Sunday, March 21, 2010

Thirteen Reasons Why by Jay Asher

Thirteen Reasons Why by Jay Asher
Hardcover, 304 pages
Penguin Group (USA) Incorporated
October 2007
You can't stop the future
You can't rewind the past
The only way to learn the secret to press play.
Clay Jensen doesn't want anything to do with the tapes Hannah Baker made. Hannah is dead. Her secrets should be buried with her.
Then Hannah's voice tells Clay that his name is on her tapes-and that he is, in some way, responsible for her death.
All through the night, Clay keeps listening. He follows Hannah's recorded words throughout his small town...
...and what he discovers changes his life forever.

Clay Jensen's first love records her last words. Clay Jensen returns home from school to find a strange package with his name on it lying on his porch. Inside he discovers several cassette tapes recorded by Hannah Baker-his classmate and crush- who committed suicide two weeks earlier.
Hannah's voice tells him that there are thirteen reasons she decided to end her life. Clay is one of them. If he listens, he'll find out why.
Clay spends the night crisscrossing his town with Hannah as his guide. He becomes a first-hand witness to Hannah's pain, and learns the truth about himself-a truth he never wanted to face.

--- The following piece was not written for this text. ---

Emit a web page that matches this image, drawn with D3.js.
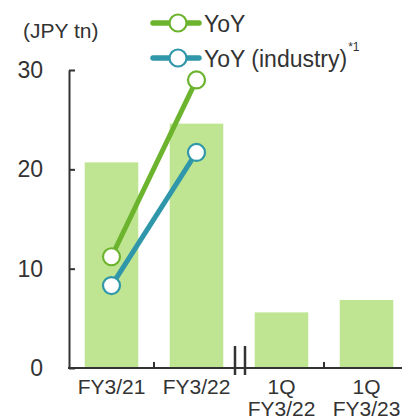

Like many good books this one brings you in with a prologue that takes place later on in the story. This book is different from all others being that it really doesn't have chapters, instead, each "chapter" is labeled as a cassette tape number and side A or B. Which means if you use that to decipher how many chapters are in this book then you would have roughly 15 chapters for 288 pages.
I have to say this book had me from page one. Although it take a bit for me to actually get to where I didn't want to put it down. It wasn't because the story just wasn't there yet it was because the writing style chose for this specific story, which will be discussed more in the Author section of this post. When you are reading this book you really get a feel for Hannah and Clay. I liked being able to become shocked about something that was just said to have happened when Clay became shocked. This is a story about a girl discussing why she committed suicide through tapes she recorded before hand. What I liked about it was the fact that during the course of the story Jay Asher has Hannah point out the warning signs that were there.
Suicide is a touchy topic but it happens out there in the world. I really loved how it was tackled in this book. How it showed the snowball effect leading up to the actually suicide. It wasn't just a cheesy book about a girl who didn't get what she wanted in life so she killed herself. It was more heartfelt than that; that is something I enjoyed. The story wasn't just depressing it had some happy times mentioned.
I probably won't say this on many of my post but I can say it honestly here and mean it, this is a story that I could see one day becoming part of a reading assignment in middle/high school. It may be fictional but it still grasps the concept of a real life situation and makes it seem more to be like you were the one hearing someone you know's recorded last words.
It's written in a dual viewpoint that I have never read before. You have Hannah's recorded voice written in italics and Clay's thoughts/actions/conversations written in regular print. As Hannah's voice is telling her stories it will switch to Clay's viewpoint. It is as if you were the person listening to the tapes what you think as you listening. To help make this clearly I will include a brief excerpt to show how the book is written. Remember Hannah is italics and Clay is not:

"As Hannah speaks through the dusty speakers, I feel the weight of my backpack pressing against my leg. Inside, crushed somewhere at that the bottom is her map.
Or maybe I will. I'm not actually sure how this whole dead thing works. Who knows, maybe I'm standing behind you right now.
I lean forward, propping my elbows on the workbench. I let my face fall into my hands and I slide my fingers back into my unexpectedly damp hair.
I'm sorry that wasn't fair.
Ready, Mr. Foley?"

I do look forward to reading more of Jay Asher's books that may come in the future. With how well he handled writing a fictional book on suicide I am truly interested to see him tackle other touchy topics.
Thirteen Reasons Why interactive website<-I would suggest not going to the website until you are either reading the book or have read it.